Im Alten Schauspielhaus dagegen werden die Bilder, die die Szenenanweisungen im Kopf evozieren, jäh gestört von handfester Kulissenschieberei. Denn schon bald wird die helle Holzwand (Ausstattung Ralph Zeger) zerlegt und dienen ihre schwarzen, kargen Rückseiten nun als Dekoration, die allerdings weder Atmosphäre erzeugt noch Orientierung gibt in diesem komplexen Drama mit zahlreichen Schauplätzen.

Klaus Hemmerle weiß freilich, dass die Schillerchen Textmassen für ein heutiges Publikum kaum mehr zu verdauen sind und Stücke im Alten Schauspielhaus ohnehin ins bewährte Format von 160 Minuten inklusive Pause passen müssen. Also wurde beherzt gestrichen und die Story auf ihren Kern reduziert. Es braucht eine Weile, bis die Erzählung in Gang kommt, man das große Personal halbwegs im Kopf sortiert und sich vor allem in die Schillersche Sprache eingehört hat. Kaum ist man in eine Szene eingetaucht, wird auch schon wieder umgebaut. Das kostet Zeit, die man lieber in ein paar zusätzliche Textpassagen investiert hätte.

Im zweiten Teil wird es spannender

Erst im zweiten Teil nimmt dieser Abend Fahrt auf, als in Tell die Wut keimt, dass er aufs eigene Kind schießen musste und deshalb den Landvogt aus Rache nun mit der Armbrust niederstreckt – Zitat: „Durch diese hohle Gasse muss er kommen.“ Gian Rupf ist eine gute Besetzung für diesen grüblerischen Volkshelden, auch wenn er wie manche seiner Kollegen die Verse recht schnoddrig artikuliert. Erfrischend ist Hemmerles Idee, ein Gutteil der Rollen mit Frauen zu besetzen, auch Tells Kind ist hier ein mutiges und waches Mädchen (Antonia Leichtle).

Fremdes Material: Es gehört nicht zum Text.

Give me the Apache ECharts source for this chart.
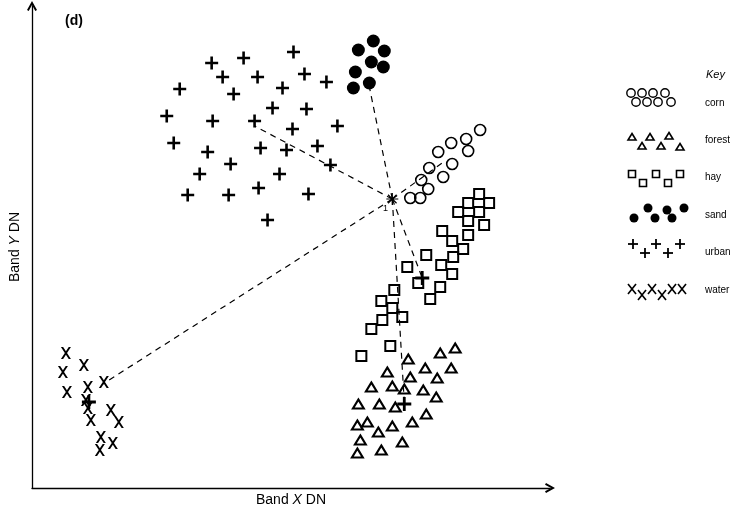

Insgesamt aber erzählt dieser „Wilhelm Tell“ ungewollt viel von den Schwierigkeiten, ein Drama dieses Ausmaßes heute auf die Bühne zu bringen für ein Publikum, das an schnelle Filmschnitte gewöhnt ist und nicht mehr das Sitzfleisch für Mammutinszenierungen mitbringt. Ein Drama wie „Wilhelm Tell“ ist letztlich zu eigenwillig, um sich den heutigen Bühnenerwartungen gefügig zu machen - selbst wenn es von Dummköpfen, Psychopathen und Größenwahnsinnigen handelt, derer es auch heute in der Weltpolitik viel zu viele gibt.